The Government Strikes Back!
Faced with a lot of spiralling situations, the Indian Government finally rolled out a series of measures to wrestle control back. The Essential Commodities Act resurrected a blunt but powerful tool to crack down on hoarding and police distribution. Refineries have been instructed to maximize LPG production, while oil marketing companies have been directed to prioritise domestic supply. The government also scrambled to diversify imports, reaching across oceans to the United States, Norway, Canada, and Russia, reducing dependence on the Strait of Hormuz.
On home ground, domestic production was nudged up by about 10%. And alternative fuels like biomass and kerosene have been temporarily permitted for use.
The Reality Gap
Official statements promise weeks of stock, whilst the ground reality tells a different story. Although authorities claim that sufficient LPG stock is available for weeks on end, reports of restaurant closures, reduced menus, and public anxiety suggest otherwise. Surge buying and market volatility have further intensified the situation, making it difficult to assess the true extent of the shortage.

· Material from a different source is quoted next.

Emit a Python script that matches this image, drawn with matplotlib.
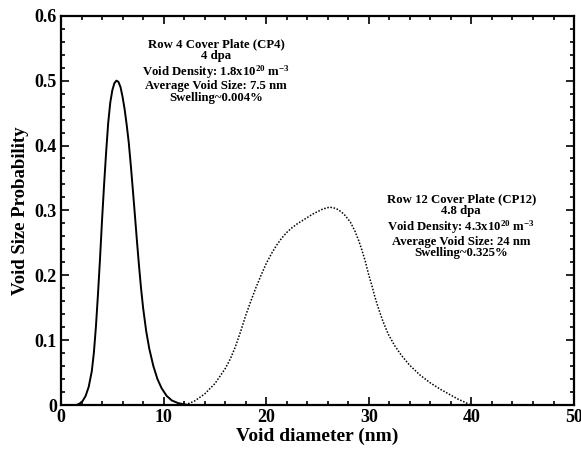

Overall, the LPG shortage in India is not merely an issue of fuel supply but a reflection of broader Geo-economic entanglement. The crisis exposes vulnerabilities in energy dependence while also demonstrating the resilience and adaptability of people in the face of uncertainty. Subsequently, it also raises important questions about energy security, diversification of supply sources, and the need for more sustainable alternatives. In the end, this shortage offers a sobering lesson for an interconnected world: your local stability is only as strong as the global peace you take for granted, and peace, like gas, is never guaranteed.